A quel âge entre 0 et 3 ans est-il donc bénéfique d'inscrire son enfant en crèche ? Interrogée sur le sujet, Maria Melchior nous explique que si son étude a démontré qu'un mode de garde collectif stimule le développement émotionnel et relationnel des enfants, leur âge d'entrée en crèche n'a pas été étudié précisément. "Nous avons cependant remarqué que les enfants inscrits avant 12 mois en tiraient des bénéfiques favorables à long terme. De même que ceux y étant restés plus d'un an, comparativement à d'autres y étant restés moins longtemps". La chercheuse ajoute que l'enfant peut construire son individualité au contact d'autres enfants ou d'autres adultes que sa mère.

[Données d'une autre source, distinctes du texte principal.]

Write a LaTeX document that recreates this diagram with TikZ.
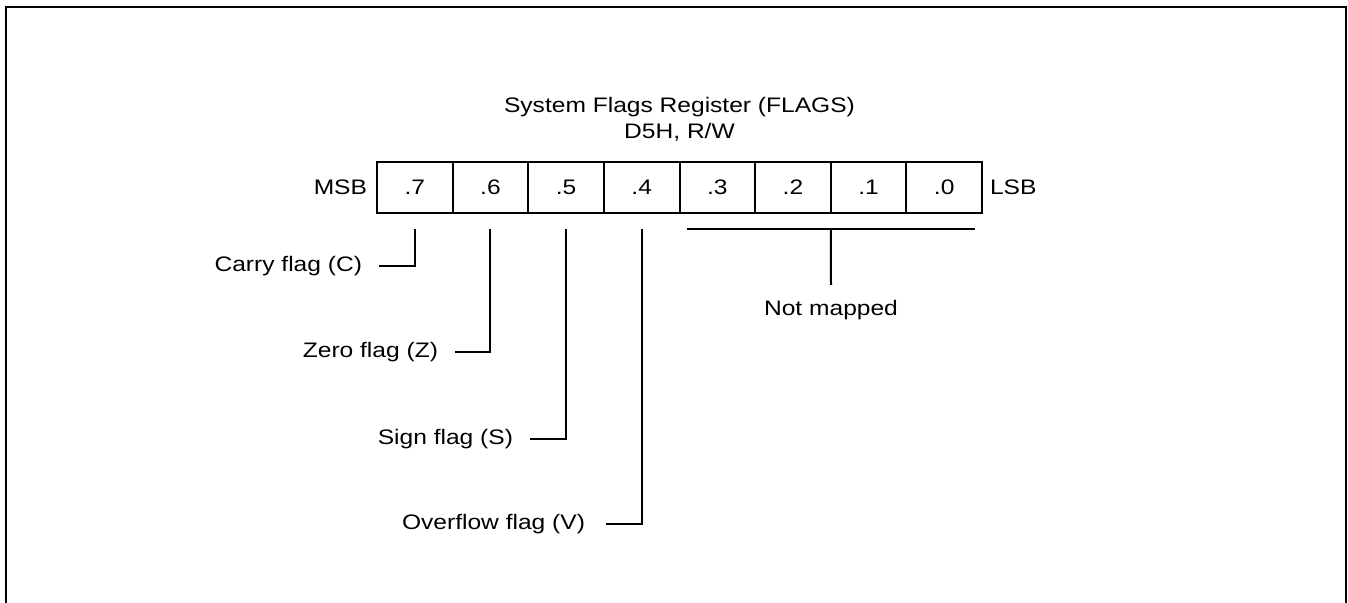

Selon elle, le suivi pédagogique, les activités structurées et l'encadrement des professionnels sont des facteurs déterminants dans le résultat de son étude.

La pénurie des solutions de garde d'enfants en France

Même si ces résultats sont encourageants, il subsiste une réalité : la pénurie de solutions d'accueil en France rend la garde des enfants de moins de 3 ans difficile. Selon le rapport 2016 de l'Observatoire national de la petite enfance de la Caf, au 1er janvier 2016, la France comptait 2,3 millions de moins de 3 ans et 56% d'entre eux disposaient d’une place dans l’un des différents modes de garde officiels (crèche, école maternelle, assistante maternelle ou emploi à domicile). "La capacité théorique d’accueil des modes d’accueil 'formels' pour 100 enfants de moins de 3 ans a donc progressé", puisqu'elle est passée de 50,5 places en 2010 à 56,1 places en 2014, mais reste insuffisante. 

"L'offre actuelle de modes d’accueil est encore loin de couvrir la demande, tant sur le plan quantitatif que dans sa diversité et sa localisation", note le rapport 2018 du Haut conseil de la famille, de l'enfance et de l'adolescence (HCFEA) sur "l'accueil des enfants de moins de 3 ans". D'ici à 2022 et considérant les évolutions démographiques, politiques et économiques, le HCFEA estime qu'un effort doit être fait pour créer 230 000 solutions d'accueil supplémentaires.

Source : rapport 2018 du Haut conseil de la famille, de l'enfance et de l'adolescence (HCFEA).